> [What to do]
Restate the full listing word for word and leave the pictures out.

> [Available data]
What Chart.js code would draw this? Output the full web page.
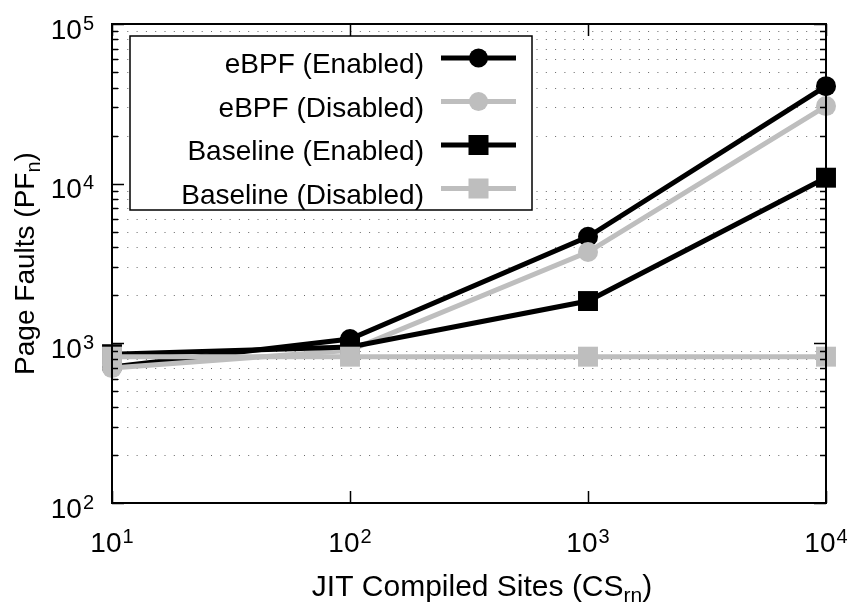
<!DOCTYPE html>
<html>
<head>
<meta charset="utf-8">
<script src="https://cdn.jsdelivr.net/npm/chart.js@4/dist/chart.umd.min.js"></script>
<style>
  html, body { margin: 0; padding: 0; background: #fff; }
  #wrap { width: 857px; height: 602px; }
</style>
</head>
<body>
<div id="wrap"><canvas id="pfChart" width="857" height="602"></canvas></div>
<script>
// JIT compiled sites (x axis) and page faults for each run
const sites = [10, 100, 1000, 10000];
const ebpfEnabled = [710, 1065, 4650, 40800];
const ebpfDisabled = [700, 905, 3730, 30600];
const baseEnabled = [855, 950, 1840, 10900];
const baseDisabled = [825, 825, 825, 825];

const seriesLabels = ['eBPF (Enabled)', 'eBPF (Disabled)', 'Baseline (Enabled)', 'Baseline (Disabled)'];

// tick values (log axes)
const xTicks = [10, 100, 1000, 10000];
const yMajor = [100, 1000, 10000, 100000];
const yMinor = [200, 300, 400, 500, 600, 700, 800, 900,
  2000, 3000, 4000, 5000, 6000, 7000, 8000, 9000,
  20000, 30000, 40000, 50000, 60000, 70000, 80000, 90000];

const FONT = "'Liberation Sans', Arial, sans-serif";
const BLACK = '#000000';
const GRAY = '#bebebe';

function pts(vals) {
  return sites.map((x, i) => ({ x: x, y: vals[i] }));
}

function series(label, vals, color, style, order) {
  return {
    label: label,
    data: pts(vals),
    borderColor: color,
    backgroundColor: color,
    borderWidth: 5,
    pointStyle: style,
    pointRadius: style === 'rect' ? 14.1 : 10,
    pointBorderWidth: 0,
    pointBackgroundColor: color,
    tension: 0,
    clip: false,
    order: order
  };
}

// "10" with a raised exponent
function powText(ctx, exp, x, baseY, align) {
  ctx.font = '28px ' + FONT;
  const wb = ctx.measureText('10').width;
  ctx.font = '20px ' + FONT;
  const we = ctx.measureText(String(exp)).width;
  const total = wb + 1 + we;
  const left = align === 'right' ? x - total : x - total / 2;
  ctx.textAlign = 'left';
  ctx.textBaseline = 'alphabetic';
  ctx.fillStyle = BLACK;
  ctx.font = '28px ' + FONT;
  ctx.fillText('10', left, baseY);
  ctx.font = '20px ' + FONT;
  ctx.fillText(String(exp), left + wb + 1, baseY - 9);
}

// text with a subscript part, centred on cx
function subText(ctx, main, sub, tail, cx, baseY, size) {
  const subSize = Math.round(size * 0.7);
  ctx.font = size + 'px ' + FONT;
  const w1 = ctx.measureText(main).width;
  const w3 = ctx.measureText(tail).width;
  ctx.font = subSize + 'px ' + FONT;
  const w2 = ctx.measureText(sub).width;
  let x = cx - (w1 + w2 + w3) / 2;
  ctx.textAlign = 'left';
  ctx.textBaseline = 'alphabetic';
  ctx.fillStyle = BLACK;
  ctx.font = size + 'px ' + FONT;
  ctx.fillText(main, x, baseY);
  ctx.font = subSize + 'px ' + FONT;
  ctx.fillText(sub, x + w1, baseY + 6);
  ctx.font = size + 'px ' + FONT;
  ctx.fillText(tail, x + w1 + w2, baseY);
}

const gridPlugin = {
  id: 'gridPlugin',
  beforeDatasetsDraw(chart) {
    const ctx = chart.ctx;
    const a = chart.chartArea;
    const ys = chart.scales.y;
    ctx.save();
    ctx.strokeStyle = '#666';
    ctx.lineWidth = 1;
    ctx.setLineDash([1, 8.3]);
    yMinor.forEach(v => {
      const py = Math.round(ys.getPixelForValue(v)) + 0.5;
      ctx.beginPath();
      ctx.moveTo(a.left + 6, py);
      ctx.lineTo(a.right - 6, py);
      ctx.stroke();
    });
    ctx.restore();
  },
  afterDatasetsDraw(chart) {
    const ctx = chart.ctx;
    const a = chart.chartArea;
    const xs = chart.scales.x;
    const ys = chart.scales.y;
    ctx.save();

    // legend box
    const lg = { left: 130, top: 36, right: 532, bottom: 210 };
    ctx.fillStyle = '#fff';
    ctx.fillRect(lg.left, lg.top, lg.right - lg.left, lg.bottom - lg.top);
    ctx.strokeStyle = BLACK;
    ctx.lineWidth = 1.5;
    ctx.strokeRect(lg.left, lg.top, lg.right - lg.left, lg.bottom - lg.top);
    const rowY = [58, 101.5, 145, 188.5];
    chart.data.datasets.forEach((ds, i) => {
      const y = rowY[i];
      ctx.fillStyle = BLACK;
      ctx.font = '28px ' + FONT;
      ctx.textAlign = 'right';
      ctx.textBaseline = 'alphabetic';
      ctx.fillText(ds.label, 424, y + 15);
      ctx.strokeStyle = ds.borderColor;
      ctx.lineWidth = 5;
      ctx.beginPath();
      ctx.moveTo(441, y);
      ctx.lineTo(516, y);
      ctx.stroke();
      ctx.fillStyle = ds.borderColor;
      if (ds.pointStyle === 'rect') {
        ctx.fillRect(478.5 - 10, y - 10, 20, 20);
      } else {
        ctx.beginPath();
        ctx.arc(478.5, y, 9.5, 0, Math.PI * 2);
        ctx.fill();
      }
    });

    // frame
    ctx.strokeStyle = BLACK;
    ctx.lineWidth = 2;
    ctx.strokeRect(a.left, a.top, a.right - a.left, a.bottom - a.top);

    // y ticks, left and right
    ctx.lineWidth = 1.5;
    const yt = yMajor.map(v => [v, 12]).concat(yMinor.map(v => [v, 6]));
    yt.forEach(([v, len]) => {
      const py = Math.round(ys.getPixelForValue(v)) + 0.5;
      ctx.beginPath();
      ctx.moveTo(a.left, py);
      ctx.lineTo(a.left + len, py);
      ctx.moveTo(a.right, py);
      ctx.lineTo(a.right - len, py);
      ctx.stroke();
    });
    // x ticks, bottom and top
    xTicks.forEach(v => {
      const px = Math.round(xs.getPixelForValue(v)) + 0.5;
      ctx.beginPath();
      ctx.moveTo(px, a.bottom);
      ctx.lineTo(px, a.bottom - 12);
      ctx.moveTo(px, a.top);
      ctx.lineTo(px, a.top + 12);
      ctx.stroke();
    });

    // tick labels
    yMajor.forEach(v => {
      powText(ctx, Math.round(Math.log10(v)), 94, ys.getPixelForValue(v) + 14.5, 'right');
    });
    xTicks.forEach(v => {
      powText(ctx, Math.round(Math.log10(v)), xs.getPixelForValue(v), 552, 'center');
    });

    // axis titles
    subText(ctx, 'JIT Compiled Sites (CS', 'rn', ')', 482, 596, 30);
    ctx.save();
    ctx.translate(34, (a.top + a.bottom) / 2);
    ctx.rotate(-Math.PI / 2);
    subText(ctx, 'Page Faults (PF', 'n', ')', 0, 0, 28);
    ctx.restore();

    ctx.restore();
  }
};

const ctx = document.getElementById('pfChart').getContext('2d');

const pfChart = new Chart(ctx, {
  type: 'line',
  data: {
    datasets: [
      series(seriesLabels[0], ebpfEnabled, BLACK, 'circle', 4),
      series(seriesLabels[1], ebpfDisabled, GRAY, 'circle', 3),
      series(seriesLabels[2], baseEnabled, BLACK, 'rect', 2),
      series(seriesLabels[3], baseDisabled, GRAY, 'rect', 1)
    ]
  },
  options: {
    responsive: false,
    animation: false,
    events: [],
    layout: {
      padding: { left: 112, top: 24, right: 31, bottom: 99 }
    },
    plugins: {
      legend: { display: false },
      tooltip: { enabled: false }
    },
    scales: {
      x: {
        type: 'logarithmic',
        display: false,
        min: 10,
        max: 10000
      },
      y: {
        type: 'logarithmic',
        display: false,
        min: 100,
        max: 100000
      }
    }
  },
  plugins: [gridPlugin]
});
</script>
</body>
</html>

> [Response below]
What Chart.js code would draw this? Output the full web page.
<!DOCTYPE html>
<html>
<head>
<meta charset="utf-8">
<script src="https://cdn.jsdelivr.net/npm/chart.js@4/dist/chart.umd.min.js"></script>
<style>
  html, body { margin: 0; padding: 0; background: #fff; }
  #wrap { width: 857px; height: 602px; }
</style>
</head>
<body>
<div id="wrap"><canvas id="pfChart" width="857" height="602"></canvas></div>
<script>
// JIT compiled sites (x axis) and page faults for each run
const sites = [10, 100, 1000, 10000];
const ebpfEnabled = [710, 1065, 4650, 40800];
const ebpfDisabled = [700, 905, 3730, 30600];
const baseEnabled = [855, 950, 1840, 10900];
const baseDisabled = [825, 825, 825, 825];

const seriesLabels = ['eBPF (Enabled)', 'eBPF (Disabled)', 'Baseline (Enabled)', 'Baseline (Disabled)'];

// tick values (log axes)
const xTicks = [10, 100, 1000, 10000];
const yMajor = [100, 1000, 10000, 100000];
const yMinor = [200, 300, 400, 500, 600, 700, 800, 900,
  2000, 3000, 4000, 5000, 6000, 7000, 8000, 9000,
  20000, 30000, 40000, 50000, 60000, 70000, 80000, 90000];

const FONT = "'Liberation Sans', Arial, sans-serif";
const BLACK = '#000000';
const GRAY = '#bebebe';

function pts(vals) {
  return sites.map((x, i) => ({ x: x, y: vals[i] }));
}

function series(label, vals, color, style, order) {
  return {
    label: label,
    data: pts(vals),
    borderColor: color,
    backgroundColor: color,
    borderWidth: 5,
    pointStyle: style,
    pointRadius: style === 'rect' ? 14.1 : 10,
    pointBorderWidth: 0,
    pointBackgroundColor: color,
    tension: 0,
    clip: false,
    order: order
  };
}

// "10" with a raised exponent
function powText(ctx, exp, x, baseY, align) {
  ctx.font = '28px ' + FONT;
  const wb = ctx.measureText('10').width;
  ctx.font = '20px ' + FONT;
  const we = ctx.measureText(String(exp)).width;
  const total = wb + 1 + we;
  const left = align === 'right' ? x - total : x - total / 2;
  ctx.textAlign = 'left';
  ctx.textBaseline = 'alphabetic';
  ctx.fillStyle = BLACK;
  ctx.font = '28px ' + FONT;
  ctx.fillText('10', left, baseY);
  ctx.font = '20px ' + FONT;
  ctx.fillText(String(exp), left + wb + 1, baseY - 9);
}

// text with a subscript part, centred on cx
function subText(ctx, main, sub, tail, cx, baseY, size) {
  const subSize = Math.round(size * 0.7);
  ctx.font = size + 'px ' + FONT;
  const w1 = ctx.measureText(main).width;
  const w3 = ctx.measureText(tail).width;
  ctx.font = subSize + 'px ' + FONT;
  const w2 = ctx.measureText(sub).width;
  let x = cx - (w1 + w2 + w3) / 2;
  ctx.textAlign = 'left';
  ctx.textBaseline = 'alphabetic';
  ctx.fillStyle = BLACK;
  ctx.font = size + 'px ' + FONT;
  ctx.fillText(main, x, baseY);
  ctx.font = subSize + 'px ' + FONT;
  ctx.fillText(sub, x + w1, baseY + 6);
  ctx.font = size + 'px ' + FONT;
  ctx.fillText(tail, x + w1 + w2, baseY);
}

const gridPlugin = {
  id: 'gridPlugin',
  beforeDatasetsDraw(chart) {
    const ctx = chart.ctx;
    const a = chart.chartArea;
    const ys = chart.scales.y;
    ctx.save();
    ctx.strokeStyle = '#666';
    ctx.lineWidth = 1;
    ctx.setLineDash([1, 8.3]);
    yMinor.forEach(v => {
      const py = Math.round(ys.getPixelForValue(v)) + 0.5;
      ctx.beginPath();
      ctx.moveTo(a.left + 6, py);
      ctx.lineTo(a.right - 6, py);
      ctx.stroke();
    });
    ctx.restore();
  },
  afterDatasetsDraw(chart) {
    const ctx = chart.ctx;
    const a = chart.chartArea;
    const xs = chart.scales.x;
    const ys = chart.scales.y;
    ctx.save();

    // legend box
    const lg = { left: 130, top: 36, right: 532, bottom: 210 };
    ctx.fillStyle = '#fff';
    ctx.fillRect(lg.left, lg.top, lg.right - lg.left, lg.bottom - lg.top);
    ctx.strokeStyle = BLACK;
    ctx.lineWidth = 1.5;
    ctx.strokeRect(lg.left, lg.top, lg.right - lg.left, lg.bottom - lg.top);
    const rowY = [58, 101.5, 145, 188.5];
    chart.data.datasets.forEach((ds, i) => {
      const y = rowY[i];
      ctx.fillStyle = BLACK;
      ctx.font = '28px ' + FONT;
      ctx.textAlign = 'right';
      ctx.textBaseline = 'alphabetic';
      ctx.fillText(ds.label, 424, y + 15);
      ctx.strokeStyle = ds.borderColor;
      ctx.lineWidth = 5;
      ctx.beginPath();
      ctx.moveTo(441, y);
      ctx.lineTo(516, y);
      ctx.stroke();
      ctx.fillStyle = ds.borderColor;
      if (ds.pointStyle === 'rect') {
        ctx.fillRect(478.5 - 10, y - 10, 20, 20);
      } else {
        ctx.beginPath();
        ctx.arc(478.5, y, 9.5, 0, Math.PI * 2);
        ctx.fill();
      }
    });

    // frame
    ctx.strokeStyle = BLACK;
    ctx.lineWidth = 2;
    ctx.strokeRect(a.left, a.top, a.right - a.left, a.bottom - a.top);

    // y ticks, left and right
    ctx.lineWidth = 1.5;
    const yt = yMajor.map(v => [v, 12]).concat(yMinor.map(v => [v, 6]));
    yt.forEach(([v, len]) => {
      const py = Math.round(ys.getPixelForValue(v)) + 0.5;
      ctx.beginPath();
      ctx.moveTo(a.left, py);
      ctx.lineTo(a.left + len, py);
      ctx.moveTo(a.right, py);
      ctx.lineTo(a.right - len, py);
      ctx.stroke();
    });
    // x ticks, bottom and top
    xTicks.forEach(v => {
      const px = Math.round(xs.getPixelForValue(v)) + 0.5;
      ctx.beginPath();
      ctx.moveTo(px, a.bottom);
      ctx.lineTo(px, a.bottom - 12);
      ctx.moveTo(px, a.top);
      ctx.lineTo(px, a.top + 12);
      ctx.stroke();
    });

    // tick labels
    yMajor.forEach(v => {
      powText(ctx, Math.round(Math.log10(v)), 94, ys.getPixelForValue(v) + 14.5, 'right');
    });
    xTicks.forEach(v => {
      powText(ctx, Math.round(Math.log10(v)), xs.getPixelForValue(v), 552, 'center');
    });

    // axis titles
    subText(ctx, 'JIT Compiled Sites (CS', 'rn', ')', 482, 596, 30);
    ctx.save();
    ctx.translate(34, (a.top + a.bottom) / 2);
    ctx.rotate(-Math.PI / 2);
    subText(ctx, 'Page Faults (PF', 'n', ')', 0, 0, 28);
    ctx.restore();

    ctx.restore();
  }
};

const ctx = document.getElementById('pfChart').getContext('2d');

const pfChart = new Chart(ctx, {
  type: 'line',
  data: {
    datasets: [
      series(seriesLabels[0], ebpfEnabled, BLACK, 'circle', 4),
      series(seriesLabels[1], ebpfDisabled, GRAY, 'circle', 3),
      series(seriesLabels[2], baseEnabled, BLACK, 'rect', 2),
      series(seriesLabels[3], baseDisabled, GRAY, 'rect', 1)
    ]
  },
  options: {
    responsive: false,
    animation: false,
    events: [],
    layout: {
      padding: { left: 112, top: 24, right: 31, bottom: 99 }
    },
    plugins: {
      legend: { display: false },
      tooltip: { enabled: false }
    },
    scales: {
      x: {
        type: 'logarithmic',
        display: false,
        min: 10,
        max: 10000
      },
      y: {
        type: 'logarithmic',
        display: false,
        min: 100,
        max: 100000
      }
    }
  },
  plugins: [gridPlugin]
});
</script>
</body>
</html>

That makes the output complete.